The narrator meets with his director, John, and John's wife, Ricki. At dinner, John tells a story about his and his wife's trip to Spain, which ends with the couple arguing. The narrator flashes back to when he was buying his travel copy of Moby Dick and a woman warned him not to go to Ireland because the director was a monster.

The remainder of the novel consists of a series of unrelated short stories, most containing surreal and fantastic elements, inspired by Irish customs and culture. Meanwhile, the narrator works for weeks on what he refers to as "the Whale" through the rain in Ireland. In the last chapter, the narrator shows John the finished script. John is impressed and says that he should take the ferry to England. The narrator tells the people in Finn's pub what he's found out about Ireland and says goodbye to them. As he leaves, he sees the hills as green.

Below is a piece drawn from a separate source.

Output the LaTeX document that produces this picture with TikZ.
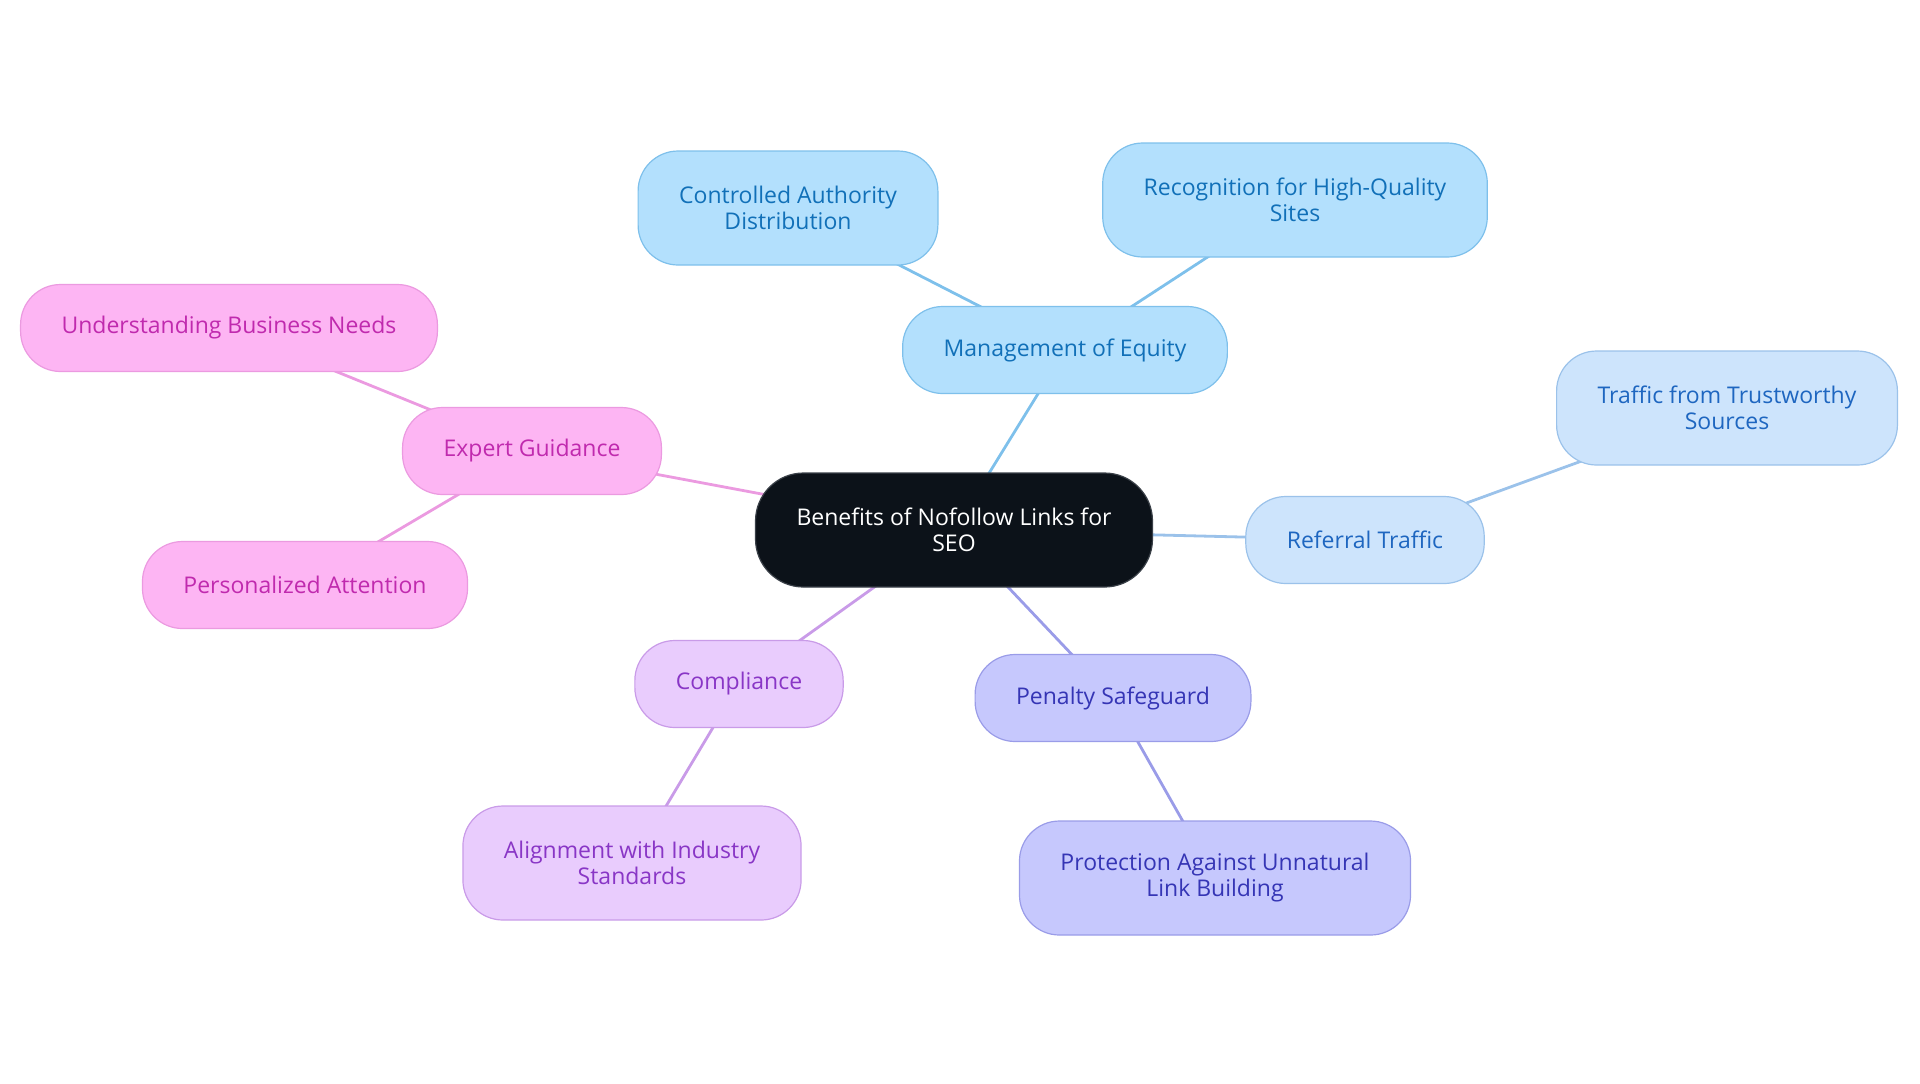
\documentclass[tikz,border=0pt]{standalone}
\usepackage{fontspec}
\setmainfont{Open Sans}
\usepackage{tikz}
\usetikzlibrary{backgrounds}
\definecolor{rootfill}{HTML}{0C1219}
\definecolor{rootdraw}{HTML}{3A4048}
\definecolor{eqfill}{HTML}{B3E0FD}
\definecolor{eqdraw}{HTML}{7EC0EB}
\definecolor{eqtext}{HTML}{1170B8}
\definecolor{reffill}{HTML}{CDE4FC}
\definecolor{refdraw}{HTML}{9BC2EA}
\definecolor{reftext}{HTML}{1E66C0}
\definecolor{penfill}{HTML}{C6C8FD}
\definecolor{pendraw}{HTML}{9A9CE8}
\definecolor{pentext}{HTML}{3535B5}
\definecolor{comfill}{HTML}{E9CCFD}
\definecolor{comdraw}{HTML}{C99BE8}
\definecolor{comtext}{HTML}{8936C6}
\definecolor{expfill}{HTML}{FDB5F3}
\definecolor{expdraw}{HTML}{EB9AE0}
\definecolor{exptext}{HTML}{C02AAE}
\tikzstyle{every node}=[font=\fontsize{11.5}{13}\selectfont]
\tikzset{
  bubble/.style={draw,line width=0.6pt,rounded corners=20pt,align=center,
    inner xsep=20.5pt,minimum height=43.5pt},
  tall/.style={minimum height=57pt},
  eqbox/.style={bubble,fill=eqfill,draw=eqdraw,text=eqtext},
  refbox/.style={bubble,fill=reffill,draw=refdraw,text=reftext},
  penbox/.style={bubble,fill=penfill,draw=pendraw,text=pentext},
  combox/.style={bubble,fill=comfill,draw=comdraw,text=comtext},
  expbox/.style={bubble,fill=expfill,draw=expdraw,text=exptext},
  link/.style={line width=1.4pt}
}
\begin{document}
\begin{tikzpicture}[x=0.5pt,y=-0.5pt]
\useasboundingbox (0,0) rectangle (1920,1083);
% root
\node[bubble,fill=rootfill,draw=rootdraw,text=white,minimum width=197pt,minimum height=57pt,rounded corners=24pt] (root) at (954,530) {Benefits of Nofollow Links for\\SEO};
% equity
\node[eqbox] (equity) at (1065,350) {Management of Equity};
\node[eqbox,tall] (authority) at (788,208) {Controlled Authority\\Distribution};
\node[eqbox,tall] (quality) at (1295,200) {Recognition for High-Quality\\Sites};
% referral
\node[refbox] (referral) at (1365,540) {Referral Traffic};
\node[refbox,tall] (trusted) at (1727,408) {Traffic from Trustworthy\\Sources};
% penalty
\node[penbox] (penalty) at (1113,698) {Penalty Safeguard};
\node[penbox,tall] (unnatural) at (1215,878) {Protection Against Unnatural\\Link Building};
% compliance
\node[combox] (compliance) at (739,684) {Compliance};
\node[combox,tall] (standards) at (632,863) {Alignment with Industry\\Standards};
% expert
\node[expbox] (expert) at (532,451) {Expert Guidance};
\node[expbox] (needs) at (229,328) {Understanding Business Needs};
\node[expbox] (attention) at (305,585) {Personalized Attention};
\begin{scope}[on background layer]
\draw[link,eqdraw] (root.center) -- (equity.center);
\draw[link,eqdraw] (equity.center) -- (authority.center);
\draw[link,eqdraw] (equity.center) -- (quality.center);
\draw[link,refdraw] (root.center) -- (referral.center);
\draw[link,refdraw] (referral.center) -- (trusted.center);
\draw[link,pendraw] (root.center) -- (penalty.center);
\draw[link,pendraw] (penalty.center) -- (unnatural.center);
\draw[link,comdraw] (root.center) -- (compliance.center);
\draw[link,comdraw] (compliance.center) -- (standards.center);
\draw[link,expdraw] (root.center) -- (expert.center);
\draw[link,expdraw] (expert.center) -- (needs.center);
\draw[link,expdraw] (expert.center) -- (attention.center);
\end{scope}
\end{tikzpicture}
\end{document}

Cover of a paperback reprint edition

==Literary significance and criticism==
Green Shadows, White Whale received mixed reviews at its debut. Some critics gave the work high praise: Publishers Weekly said it was a "lighthearted, beguiling autobiographical novel", concluding, "Bradbury's prose is as vibrant and distinctive as the landscape in which these delightful tales are set." Kirkus Reviews called it "Bradbury's triumph. He has never written better."

Others found it to fall short because of its stilted diction and stereotypical characters and plots. The New York Times found it "Somewhere between homage and hokum … a cartoon that might be offensive if it weren't so affectionate." The Los Angeles Times said it was "a charming, delicate story" of Bradbury's memories, and what they mean to him, "and if at times the words seem hushed, muted in their reverence for history, the cast of characters … keeps the story from sliding headlong into wistfulness." David Soyka of the SF Site labeled the novel as a "disappointment" because of its clichéd plots and lack of coherency of the stories' themes. The Chicago Tribune criticized Bradbury's "tin ear" for dialogue, complaining that "All of his Irish characters talk like Barry Fitzgerald reciting Seán O'Casey to a busload of tourists from Tulsa."